SpecTcl source code is availble online at github in the project http://github.com/FRIBDAQ/SpecTcl From time to time there may be references to where bits and pieces of code. If you are interested in looking at that code; you can find it there. The file paths in code references will all be relative to the main directory so mpi/TclPump.cpp, for example the docbook sourcde for this manual would be referred to as docs/docbook/mpiSpecTcl.xml and can be found in the repository at main/docs/docbook/mpiSpecTcl.xml. This omission is done just for brevity.
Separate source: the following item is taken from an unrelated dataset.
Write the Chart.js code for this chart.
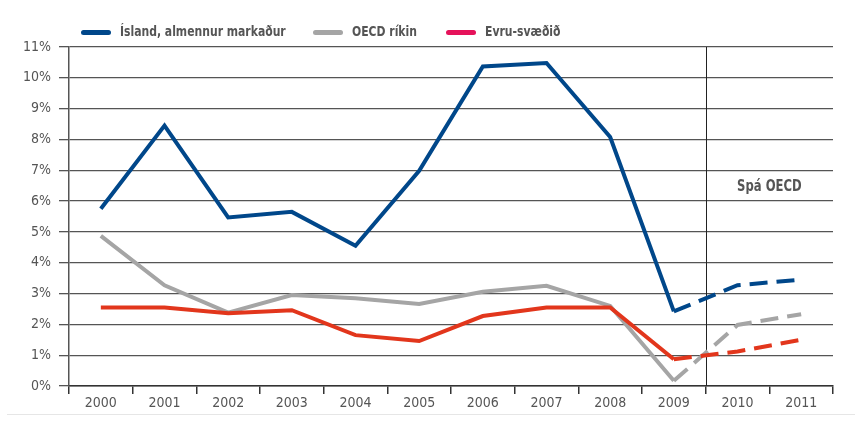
<!DOCTYPE html>
<html>
<head>
<meta charset="utf-8">
<script src="https://cdn.jsdelivr.net/npm/chart.js@4.4.1/dist/chart.umd.min.js"></script>
<style>
    body { margin: 0; background: #fff; }
    #wrap { position: relative; width: 855px; height: 425px; }
    .lg { position: absolute; top: 23px; font: bold 14px "DejaVu Sans Condensed", "Liberation Sans Narrow", sans-serif; color: #555; white-space: nowrap; }
    .lg i { position: absolute; top: 7px; width: 30px; height: 5px; border-radius: 3px; }
    .lg span { position: absolute; left: 39px; top: 0; transform: scaleX(0.86); transform-origin: left center; }
    #foot { position: absolute; left: 7px; right: 0; top: 414px; border-top: 1px solid #e6e6e6; }
</style>
</head>
<body>
<div id="wrap">
    <canvas id="chart" width="855" height="425"></canvas>
    <div class="lg" style="left:81px"><i style="background:#00478a"></i><span>Ísland, almennur markaður</span></div>
    <div class="lg" style="left:313px"><i style="background:#a5a5a5"></i><span>OECD ríkin</span></div>
    <div class="lg" style="left:446px"><i style="background:#e5125a"></i><span>Evru-svæðið</span></div>
    <div id="foot"></div>
</div>
<script>
const years = ["2000", "2001", "2002", "2003", "2004", "2005", "2006", "2007", "2008", "2009", "2010", "2011"];
const iceland = [5.75, 8.45, 5.47, 5.65, 4.55, 6.98, 10.37, 10.48, 8.08, 2.42, 3.27, 3.45];
const oecd = [4.87, 3.27, 2.38, 2.95, 2.85, 2.66, 3.06, 3.25, 2.6, 0.17, 1.98, 2.33];
const euro = [2.55, 2.55, 2.36, 2.46, 1.65, 1.46, 2.27, 2.55, 2.55, 0.87, 1.12, 1.5];
const forecastFrom = 9; // segments after 2009 are forecasts
const forecastLabel = "Spá OECD";

const font = "'DejaVu Sans Condensed', 'Liberation Sans Narrow', sans-serif";

function dashed(ctx) {
    return ctx.p0DataIndex >= forecastFrom ? [18, 9] : undefined;
}

function line(label, data, color, order) {
    return {
        label: label,
        data: data,
        borderColor: color,
        borderWidth: 4,
        pointRadius: 0,
        tension: 0,
        fill: false,
        order: order,
        segment: { borderDash: dashed }
    };
}

// vertical divider + forecast label
const forecastPlugin = {
    id: "forecast",
    beforeDatasetsDraw(chart) {
        const x = chart.scales.x, y = chart.scales.y, c = chart.ctx;
        const px = x.getPixelForValue(forecastFrom + 0.5);
        c.save();
        c.strokeStyle = "#222";
        c.lineWidth = 1;
        c.beginPath();
        c.moveTo(Math.round(px) + 0.5, chart.chartArea.top);
        c.lineTo(Math.round(px) + 0.5, chart.chartArea.bottom);
        c.stroke();
        c.fillStyle = "#555";
        c.font = "bold 15px " + font;
        c.textAlign = "center";
        c.textBaseline = "middle";
        const cx = x.getPixelForValue(forecastFrom + 1.5);
        c.translate(cx, y.getPixelForValue(6.45));
        c.scale(0.86, 1);
        c.fillText(forecastLabel, 0, 0);
        c.restore();
    }
};

new Chart(document.getElementById("chart").getContext("2d"), {
    type: "line",
    data: {
        labels: years,
        datasets: [
            line("Ísland, almennur markaður", iceland, "#00478a", 0),
            line("OECD ríkin", oecd, "#a5a5a5", 2),
            line("Evru-svæðið", euro, "#e2361c", 1)
        ]
    },
    options: {
        responsive: false,
        animation: false,
        layout: { padding: { top: 47, right: 22, left: 0, bottom: 0 } },
        plugins: { legend: { display: false }, tooltip: { enabled: false } },
        scales: {
            x: {
                offset: true,
                grid: { offset: true, drawOnChartArea: false, drawTicks: true, tickLength: 8, color: "#333", lineWidth: 1.5 },
                border: { display: true, color: "#333", width: 1.5 },
                ticks: { color: "#555", font: { family: font, size: 14 }, padding: 1, maxRotation: 0 },
                afterFit(scale) { scale.height = 39; }
            },
            y: {
                min: 0,
                max: 11,
                grid: { color: "#555", lineWidth: 1.3, tickLength: 10 },
                border: { display: true, color: "#555", width: 1.5 },
                ticks: { stepSize: 1, color: "#555", font: { family: font, size: 14 }, padding: 8,
                    callback: v => v + "%" },
                afterFit(scale) { scale.width = 69; }
            }
        }
    },
    plugins: [forecastPlugin]
});
</script>
</body>
</html>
This chapter will introduce the MPI process environment and the communcations tools we use. We'll start with a brief description of what it is that miprun (or mpiexec in MPICH) does, what a communicator is and how mpiSpecTcl uses communicators and the message passing support in MPI.
First of all, MPI is an acronym for Message Passing Interface. Originally MPI was intended to provde a scheme for writing data parallel programs. An MPI application consists of the same program that is run in several processes. MPI then provides mechanisms to pass messages between processe both via directed communication and multicast communication.
MPI implementations (the two most common are OpenMPI and MPICH), must provide a mechanism to start MPI applications. In OpenMPI this is the mpirun command and in MPICH, the similar command is called mpiexec. In the general sense, these commands provide options that describe the number of desired processes and, optionally, how to bind those processors to processing resources (e.g. nodes in a cluster). In running mpiSpecTcl, typically, all processes run in the same node allowing for high speed, low latency communication (in MPI internal communications are often implemented via shared memory mailboxes).
MPI allows splitting the processes in an application into process groups that may intercommunication. It does so via communicators. When an MPI application starts, it has a single world communicator. At any point, that communicator can be split into communicators that may contain a subset of the application or the entire application partitioned in some way.
Within a communicator, processes are identified by their rank. The rank is an integer value. Processes in the world communicator are assigned their ranks by mpirun/mpiexec. Processes in other communicators can be assigned their ranks at the time that communicator is split off from its parent communicator; which might be the world communicator, or a communicator split off from the world communicator etc.
Within a communicator, one can send messages from one processs to another. The sender
uses MPI_Send
specifying the communicator and rank within the communicator
of the desired receiver. The
receiver, at some point must receive the message using MPI_Recv
.
The receiver can either specify the sender or accept a message from any rank (including another thread
its own process). Messages are also associated with an integer tag by MPI_Send
and the receiver can either select specific tagged messages or accept messages with any tag.
Message payloads are strongly typed and the receiver must know what to expect from the sender.
Messages can also be broadcast from a known sender to all processes in a communicator. This is simplified
as a communicator itself can be split into process groups using colors and broadcasts
are really amongst processes with the same color. We don't use colors in mpiSpecTcl. To broadcast
a message to a communicator, all processes in the communictoar invokd MPI_Bcast
specifyin the communicator and the sender rank within the communicator. All processes executing
MPI_Bcast
block until the sending process invokes MPI_Bcast
at which point the message it sent is available to all recdeivers. Broadcast messages are not
tagged, unlike those sent with MPI_Send
but are strongly typed and all
participants in a broadcast must know the message type to receive it properly.
As we have seen, messages are strongly typed. They are arrays of a type known to MPI. MPI has built in data types for primitive types like integer, doubles and so on. In addition, the type system of MPI allows user defined types to be registered and used. Naturally, all processes which send or receive messages of a specific user defined type, must have made that type known to the MPI run-time.
If you want to learn more about MPI, the OpenMPI man pages are at https://docs.open-mpi.org/en/v5.0.x/man-openmpi/man3/index.html. Tutorials on MPI are available at https://mpitutorial.com/tutorials/.